USS Currier DE 700 (Buckley Class Destroyer Escort)
Named for Navy Lieutenant Roger Noon Currier.
Roger Currier was born in Portland, Oregon, April 20 1913, he graduated from the US Naval Academy June 3rd 1937. His first assignment was on USS Salt Lake City (CA-26) and was later assigned to the staff of Admiral Norman Scott as Communications Officer on October 20th 1942.
He embarked on the USS Atlanta (CL-51), as part of Task Group 67.4. On the night of November 13th 1942, one of the most brutal naval engagements of WWII took place at Guadalcanal. In the confusion during the Battle of Guadalcanal, that one naval officer described as a "bar room brawl with the lights shut off", the Cruiser Atlanta took no less than 49 major calibre hits and one torpedo! The midship magazine was set afire and the bridge was riddled, killing most of the bridge personnel including Lieutenant Roger Noon Currier and Admiral Norman Scott. Roger Currier shared posthumously in the Presidential Unit Citation awarded to Atlanta and also received a Purple Heart. Admiral Scott was posthumously awarded the Congressional Medal of Honor.
On the night of November 13th 1942, the smaller American naval force of 13 US ships that comprised Task Group 67.4 turned back a vastly superior Japanese naval force of at least 25 ships that included two battleships! In the naval Battle of Guadalcanal, 1,439 American sailors and 520 Japanese sailors gave their lives.
The Destroyer Escort USS Currier (DE-700) was launched October 14th 1943 by Defoe Shipbuilding Co., Bay City, Michigan, sponsored by Mrs. R. N. Currier, widow of Lieutenant Currier, and commissioned on February 1st 1944 with Commander A. L. Lind, USNR, in command.
The Currier served on convoy escort duty to Casablanca from May 28th to June 17th 1944, then returned to Oran on July 10th to escort convoys passing from Oran to Naples, Bizerte, Palermo and Gibraltar. On August 12th she cleared Salerno with a convoy of 112 LCI(L)'s and 28 other escorts carrying troops of the 46th Infantry Division, United States Army for the amphibious assault landings of Southern France August 14th. The Currier screened the transports during the landings, then guarded convoys from Oran to the beachheads from August 20th to September 4th. Between September 10th and 20th, she was escort commander of the "Naples Shuttle" providing supplies to the invadion troops.* Returning to Oran she cleared on September 28th for the west coast of the United States, arriving at San Diego California October 27th.
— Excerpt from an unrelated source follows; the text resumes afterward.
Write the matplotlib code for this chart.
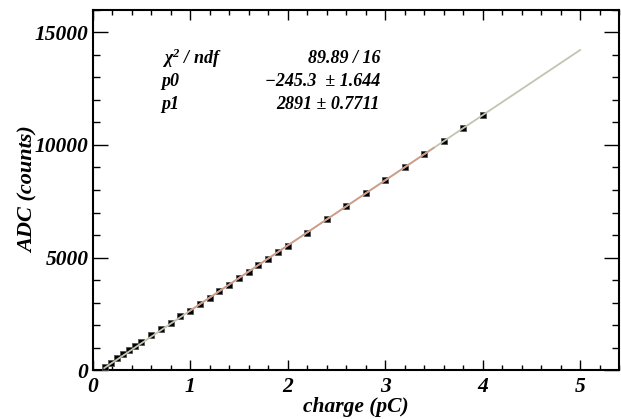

The Currier departed San Francisco November 23rd 1944 for Saipan. She arrived at Saipan on December 28th for radar picket duty, patrol and to escort convoys to Eniwetok Ulithi, Guam and Iwo Jima. From July 29th until the end of the war she voyaged between Guam and Okinawa on escort duty. On August 26th she joined the USS Osmus (DE-701) to accept the surrender of the Japanese garrison on Rota, then inspected the island.
The USS Currier departed Eniwetok September 19th 1946 for overhaul at San Pedro. In March of 1946 she was back in the Far East transporting Japanese prisoners of war from Hong Kong and Shanghai. After calling at Chinese ports she patrolled along the Korean and Northern China coast investigating small craft and taking the crew of six of these into custody for trial. She called at Manila for a visit in February 1947, then continued to San Diego, arriving March 2nd. Between 1948 and 1952 Currier was on the west coast and in the Hawaiian Islands, concentrating on antisubmarine warfare training. On April 19th 1962 she sailed from San Diego for duty in the western Pacific, patrolling off the east coast of Korea and in the Taiwan Straits and participating in hunter-killer exercises in Japanese waters. Returning to San Diego on September 6th, she served as a sonar school training ship until May 20th 1964 when she began her fourth Far Eastern cruise. The Currier returned to San Diego September 7th to resume local operations, primarily with the Fleet Sonar School. After 17 years of Naval service, the USS Currier was placed out of commission in reserve at San Francisco April 4th 1960.
The USS Currier received two Battle Stars for World War II service and one Battle Star for Korean War service.
*My unclce Thomas C. Henderson served on the USS Currier during this time period. He later served on LST 598.